Helping the Hardest Hit Housing Markets
February 19, 2010
10:25 AM EST
Today, President Obama is announcing $1.5 billion in funding for innovative measures to help families in the states that have been hit the hardest by housing market stress and unemployment. States where house prices have fallen more than 20% from their peak will be eligible for this funding. Such price declines, coupled with the effects of high unemployment, means that many working and middle-class families in these areas are facing serious challenges. The effort we are announcing today will provide support for state housing finance agencies (HFAs) to design programs tailored to the urgent needs of particular communities.
Eligible HFA programs will aim to help homeowners in areas hardest hit by unemployment and home price declines, helping responsible but struggling homeowners stay in their homes.

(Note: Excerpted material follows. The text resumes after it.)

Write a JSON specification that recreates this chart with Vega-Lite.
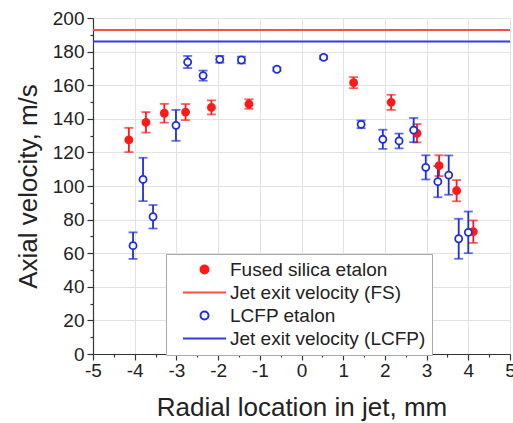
{
  "$schema": "https://vega.github.io/schema/vega-lite/v6.json",
  "width": 417,
  "height": 336,
  "autosize": {"type": "none"},
  "padding": {"left": 93, "top": 18, "right": 3, "bottom": 69},
  "background": "white",
  "config": {
    "view": {"stroke": null},
    "font": "Liberation Sans",
    "axis": {
      "labelFont": "Liberation Sans",
      "titleFont": "Liberation Sans",
      "labelFontSize": 19,
      "titleFontSize": 26,
      "titleFontWeight": "normal",
      "labelColor": "#222",
      "titleColor": "#222",
      "domainColor": "#333",
      "domainWidth": 1.2,
      "tickColor": "#333",
      "tickWidth": 1.2,
      "gridColor": "#e2e2e2",
      "gridWidth": 1
    },
    "legend": {
      "orient": "none",
      "legendX": 73,
      "legendY": 236,
      "strokeColor": "#aaa",
      "fillColor": "white",
      "padding": 6,
      "labelFont": "Liberation Sans",
      "labelFontSize": 19,
      "labelColor": "#222",
      "symbolSize": 64,
      "symbolStrokeWidth": 2,
      "symbolOffset": 23,
      "labelOffset": 16,
      "rowPadding": 3,
      "labelLimit": 400
    }
  },
  "datasets": {
    "pts": [
      {"s": "Fused silica etalon", "x": -4.14, "v": 127.4, "e": 7.2},
      {"s": "Fused silica etalon", "x": -3.73, "v": 137.9, "e": 6.1},
      {"s": "Fused silica etalon", "x": -3.29, "v": 143.3, "e": 5.6},
      {"s": "Fused silica etalon", "x": -2.78, "v": 144.0, "e": 4.8},
      {"s": "Fused silica etalon", "x": -2.16, "v": 146.8, "e": 4.2},
      {"s": "Fused silica etalon", "x": -1.26, "v": 148.8, "e": 2.8},
      {"s": "Fused silica etalon", "x": 1.25, "v": 161.5, "e": 3.3},
      {"s": "Fused silica etalon", "x": 2.15, "v": 149.8, "e": 4.5},
      {"s": "Fused silica etalon", "x": 2.77, "v": 131.4, "e": 5.5},
      {"s": "Fused silica etalon", "x": 3.30, "v": 112.1, "e": 6.2},
      {"s": "Fused silica etalon", "x": 3.72, "v": 97.2, "e": 6.3},
      {"s": "Fused silica etalon", "x": 4.12, "v": 72.8, "e": 6.7},
      {"s": "LCFP etalon", "x": -4.04, "v": 64.5, "e": 7.9},
      {"s": "LCFP etalon", "x": -3.80, "v": 103.9, "e": 12.9},
      {"s": "LCFP etalon", "x": -3.56, "v": 81.7, "e": 7.0},
      {"s": "LCFP etalon", "x": -3.01, "v": 136.1, "e": 9.2},
      {"s": "LCFP etalon", "x": -2.73, "v": 173.8, "e": 3.6},
      {"s": "LCFP etalon", "x": -2.36, "v": 165.7, "e": 3.0},
      {"s": "LCFP etalon", "x": -1.96, "v": 175.4, "e": 2.0},
      {"s": "LCFP etalon", "x": -1.44, "v": 175.0, "e": 2.0},
      {"s": "LCFP etalon", "x": -0.59, "v": 169.5, "e": 1.0},
      {"s": "LCFP etalon", "x": 0.53, "v": 176.6, "e": 1.0},
      {"s": "LCFP etalon", "x": 1.43, "v": 136.7, "e": 2.3},
      {"s": "LCFP etalon", "x": 1.95, "v": 127.8, "e": 5.7},
      {"s": "LCFP etalon", "x": 2.34, "v": 126.8, "e": 4.4},
      {"s": "LCFP etalon", "x": 2.69, "v": 133.3, "e": 7.2},
      {"s": "LCFP etalon", "x": 2.98, "v": 111.1, "e": 7.2},
      {"s": "LCFP etalon", "x": 3.27, "v": 102.6, "e": 9.3},
      {"s": "LCFP etalon", "x": 3.53, "v": 106.5, "e": 11.7},
      {"s": "LCFP etalon", "x": 3.77, "v": 68.6, "e": 11.9},
      {"s": "LCFP etalon", "x": 4.00, "v": 72.4, "e": 12.4}
    ],
    "lines": [
      {"s": "Jet exit velocity (FS)", "v": 192.8},
      {"s": "Jet exit velocity (LCFP)", "v": 186.0}
    ]
  },
  "layer": [
    {
      "data": {"name": "pts"},
      "transform": [{"filter": "datum.s === 'Fused silica etalon'"}],
      "mark": {"type": "errorbar", "ticks": true, "size": 9, "thickness": 1.8, "color": "#ff1a1a"},
      "encoding": {
        "x": {
          "field": "x", "type": "quantitative",
          "scale": {"domain": [-5, 5], "nice": false},
          "title": "Radial location in jet, mm",
          "axis": {
            "title": "Radial location in jet, mm",
            "values": [-5, -4.5, -4, -3.5, -3, -2.5, -2, -1.5, -1, -0.5, 0, 0.5, 1, 1.5, 2, 2.5, 3, 3.5, 4, 4.5, 5],
            "labelExpr": "datum.value % 1 === 0 ? '' + datum.value : ''",
            "tickSize": {"condition": {"test": "datum.value % 1 === 0", "value": 6}, "value": 3},
            "gridOpacity": {"condition": {"test": "datum.value % 1 === 0", "value": 1}, "value": 0},
            "labelPadding": 1, "titlePadding": 14, "labelFlush": false, "labelOverlap": false
          }
        },
        "y": {
          "field": "v", "type": "quantitative",
          "scale": {"domain": [0, 200], "nice": false},
          "title": "Axial velocity, m/s",
          "axis": {
            "title": "Axial velocity, m/s",
            "values": [0, 10, 20, 30, 40, 50, 60, 70, 80, 90, 100, 110, 120, 130, 140, 150, 160, 170, 180, 190, 200],
            "labelExpr": "datum.value % 20 === 0 ? '' + datum.value : ''",
            "tickSize": {"condition": {"test": "datum.value % 20 === 0", "value": 6}, "value": 3},
            "gridOpacity": {"condition": {"test": "datum.value % 20 === 0", "value": 1}, "value": 0},
            "labelPadding": 3, "titlePadding": 11, "labelFlush": false, "labelOverlap": false
          }
        },
        "yError": {"field": "e"}
      }
    },
    {
      "data": {"name": "pts"},
      "transform": [{"filter": "datum.s === 'LCFP etalon'"}],
      "mark": {"type": "errorbar", "ticks": true, "size": 9, "thickness": 1.8, "color": "#1f2fd8"},
      "encoding": {
        "x": {
          "field": "x", "type": "quantitative",
          "title": "Radial location in jet, mm",
          "axis": {
            "title": "Radial location in jet, mm",
            "values": [-5, -4.5, -4, -3.5, -3, -2.5, -2, -1.5, -1, -0.5, 0, 0.5, 1, 1.5, 2, 2.5, 3, 3.5, 4, 4.5, 5],
            "labelExpr": "datum.value % 1 === 0 ? '' + datum.value : ''",
            "tickSize": {"condition": {"test": "datum.value % 1 === 0", "value": 6}, "value": 3},
            "gridOpacity": {"condition": {"test": "datum.value % 1 === 0", "value": 1}, "value": 0},
            "labelPadding": 1, "titlePadding": 14, "labelFlush": false, "labelOverlap": false
          }
        },
        "y": {
          "field": "v", "type": "quantitative",
          "title": "Axial velocity, m/s",
          "axis": {
            "title": "Axial velocity, m/s",
            "values": [0, 10, 20, 30, 40, 50, 60, 70, 80, 90, 100, 110, 120, 130, 140, 150, 160, 170, 180, 190, 200],
            "labelExpr": "datum.value % 20 === 0 ? '' + datum.value : ''",
            "tickSize": {"condition": {"test": "datum.value % 20 === 0", "value": 6}, "value": 3},
            "gridOpacity": {"condition": {"test": "datum.value % 20 === 0", "value": 1}, "value": 0},
            "labelPadding": 3, "titlePadding": 11, "labelFlush": false, "labelOverlap": false
          }
        },
        "yError": {"field": "e"}
      }
    },
    {
      "data": {"name": "lines"},
      "mark": {"type": "rule", "strokeWidth": 2},
      "encoding": {
        "y": {
          "field": "v", "type": "quantitative",
          "title": "Axial velocity, m/s",
          "axis": {
            "title": "Axial velocity, m/s",
            "values": [0, 10, 20, 30, 40, 50, 60, 70, 80, 90, 100, 110, 120, 130, 140, 150, 160, 170, 180, 190, 200],
            "labelExpr": "datum.value % 20 === 0 ? '' + datum.value : ''",
            "tickSize": {"condition": {"test": "datum.value % 20 === 0", "value": 6}, "value": 3},
            "gridOpacity": {"condition": {"test": "datum.value % 20 === 0", "value": 1}, "value": 0},
            "labelPadding": 3, "titlePadding": 11, "labelFlush": false, "labelOverlap": false
          }
        },
        "stroke": {
          "field": "s", "type": "nominal",
          "scale": {
            "domain": ["Fused silica etalon", "Jet exit velocity (FS)", "LCFP etalon", "Jet exit velocity (LCFP)"],
            "range": ["#ff1a1a", "#ff4a4a", "#1f2fd8", "#3a3ae0"]
          },
          "legend": {"title": null}
        }
      }
    },
    {
      "data": {"name": "pts"},
      "mark": {"type": "point", "size": 50, "strokeWidth": 1.8, "opacity": 1},
      "encoding": {
        "x": {
          "field": "x", "type": "quantitative",
          "title": "Radial location in jet, mm",
          "axis": {
            "title": "Radial location in jet, mm",
            "values": [-5, -4.5, -4, -3.5, -3, -2.5, -2, -1.5, -1, -0.5, 0, 0.5, 1, 1.5, 2, 2.5, 3, 3.5, 4, 4.5, 5],
            "labelExpr": "datum.value % 1 === 0 ? '' + datum.value : ''",
            "tickSize": {"condition": {"test": "datum.value % 1 === 0", "value": 6}, "value": 3},
            "gridOpacity": {"condition": {"test": "datum.value % 1 === 0", "value": 1}, "value": 0},
            "labelPadding": 1, "titlePadding": 14, "labelFlush": false, "labelOverlap": false
          }
        },
        "y": {
          "field": "v", "type": "quantitative",
          "title": "Axial velocity, m/s",
          "axis": {
            "title": "Axial velocity, m/s",
            "values": [0, 10, 20, 30, 40, 50, 60, 70, 80, 90, 100, 110, 120, 130, 140, 150, 160, 170, 180, 190, 200],
            "labelExpr": "datum.value % 20 === 0 ? '' + datum.value : ''",
            "tickSize": {"condition": {"test": "datum.value % 20 === 0", "value": 6}, "value": 3},
            "gridOpacity": {"condition": {"test": "datum.value % 20 === 0", "value": 1}, "value": 0},
            "labelPadding": 3, "titlePadding": 11, "labelFlush": false, "labelOverlap": false
          }
        },
        "shape": {
          "field": "s", "type": "nominal",
          "scale": {
            "domain": ["Fused silica etalon", "Jet exit velocity (FS)", "LCFP etalon", "Jet exit velocity (LCFP)"],
            "range": ["circle", "M-5.4,0H5.4", "circle", "M-5.4,0H5.4"]
          },
          "legend": {"title": null}
        },
        "fill": {
          "field": "s", "type": "nominal",
          "scale": {
            "domain": ["Fused silica etalon", "Jet exit velocity (FS)", "LCFP etalon", "Jet exit velocity (LCFP)"],
            "range": ["#ff1a1a", "transparent", "#ffffff", "transparent"]
          },
          "legend": {"title": null}
        },
        "stroke": {"field": "s", "type": "nominal", "legend": {"title": null}}
      }
    }
  ]
}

The $1.5 billion fund will be available for State Housing Finance Agencies and similar organizations to develop innovative programs help address the problems facing their communities. Housing markets vary considerably from state to state, and often within a single state. Housing Finance Agencies are very familiar with their local housing markets, and will take the lead role in determining what sorts of programs are most appropriate to local conditions. The types of programs that may be funded include: measures for unemployed homeowners, programs to assist borrowers owing more than their home is now worth, programs that help address challenges arising from second mortgages,; or other programs encouraging sustainable and affordable homeownership.
There will be a formula for allocating funding among eligible states that will be based on home price declines and unemployment. Eligible HFAs that would like to participate must submit a program design to Treasury. Program designs must meet funding requirements under the Emergency Economic Stabilization Act of 2008 (EESA). The Department of the Treasury will announce maximum state level allocations in the next two weeks, along with rules governing the submission of program designs by HFAs, and provide a period thereafter for HFAs to submit their program designs in order to receive funding.
The state specific nature of the fund will allow HFAs to design programs focused on the priorities in their local markets. The program will be under strict transparency and accountability rules. All program designs and measures of program effectiveness will be posted online, creating a public web forum for interchange of innovative ideas developed through the program.
This new funding for increased HFA initiatives will support families in the hardest hit markets markets, combining with the numerous other steps the Administration has taken to help support US homeowners and housing markets.